The same has become true of other scientific issues, like dietary advice in public health, GM crops and, of course, Darwinian evolution in which not only scientists, but commerce, educationalists, media men and politicians have all acquired a huge stake in the standard story. And the stock in trade of all these is propaganda.
Think about it: I’ve said above that “public opinion” is the cover for the suppression of all real opinion and the substitution of a ready-made package for reasons other than truth. If it be true that propaganda techniques have gained a foothold in science, the “scientific consensus” in any field contaminated by it becomes just another name for “public opinion” – the lie (or merely accidental half-truth) that everybody has to buy into, whether consciously or against their better judgement.
Another aspect of a propaganda society is how, as it matures, it becomes self-perpetuating, however much true information is available. Ellul described how, say, a communist who has bought into the package will read, watch and listen only to information that reinforces the myth, excluding all else as lies (and probably, therefore, never engaging with it). Likewise for the anti-communist. And for that reason, the “information explosion” that has happened with the Internet, though it might be thought to reduce the power of propaganda, actually does the reverse. Although good information is accessible at the touch of a mouse, the subject of propaganda will in practice simply find an intensified availability of his own prejudices – this is familiar to all of us in the world of web forums, be they skeptical, Creationist, or whatever, where “communities” are often groups bathing in their own propaganda and shouting down (or erasing) that of others. Even the advertising is targeted to our own profile now.
On a previous thread, GD raised the interesting question of how the Churches can respond to propaganda that affects the reception of their message. Ellul himself raises the same dilemma: to refuse to reply with counter-propaganda (or to use its methods and media selectively and “truthfully”) is doomed simply to fail: propaganda works only by monopolising the media – it cannot be done half-heartedly. On the other hand, to engage in propaganda full out inevitably destroys the very thing it means to be Christian – to speak the truth in love – just as it can destroy science as a truth-telling enterprise.

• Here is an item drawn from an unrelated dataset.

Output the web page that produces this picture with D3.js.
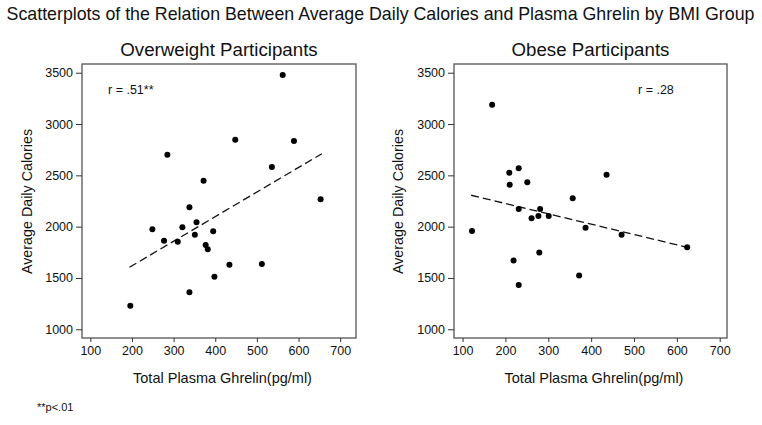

Ellul points to three episodes in Church history when this occurred, albeit in ages when propaganda was not fully developed: the fourth century (presumably the institutionalisation of Christianity under Constantine), the ninth century (when party-spirit more than theology led to the Great Schism) and the sixteenth century (when the Reformation triggered a propaganda war leading to bloody physical wars). In all three cases there were real issues and real Christians with true convictions involved, but what came out of them was the degrading of Christianity itself to just another vehicle for propaganda.
Ellul’s answer – which I share – is that being true to the Truth is the very core of Christianity, without which it is better off dead. The apparent self-destruction of acting counter-culturally by attempting to communicate that truth amid a chorus of ready-made lies is, actually, no more than a reminder that the strength of Christ is shown in weakness. The Kingdom of God was always the project of Christ through the Holy Spirit, and the madness of history – as the Book of Revelation graphically teaches – is simply the unfolding of the scroll that God himself has written and sealed. Our job is to seek to do truth. His is to ensure that it finally prevails, to his glory.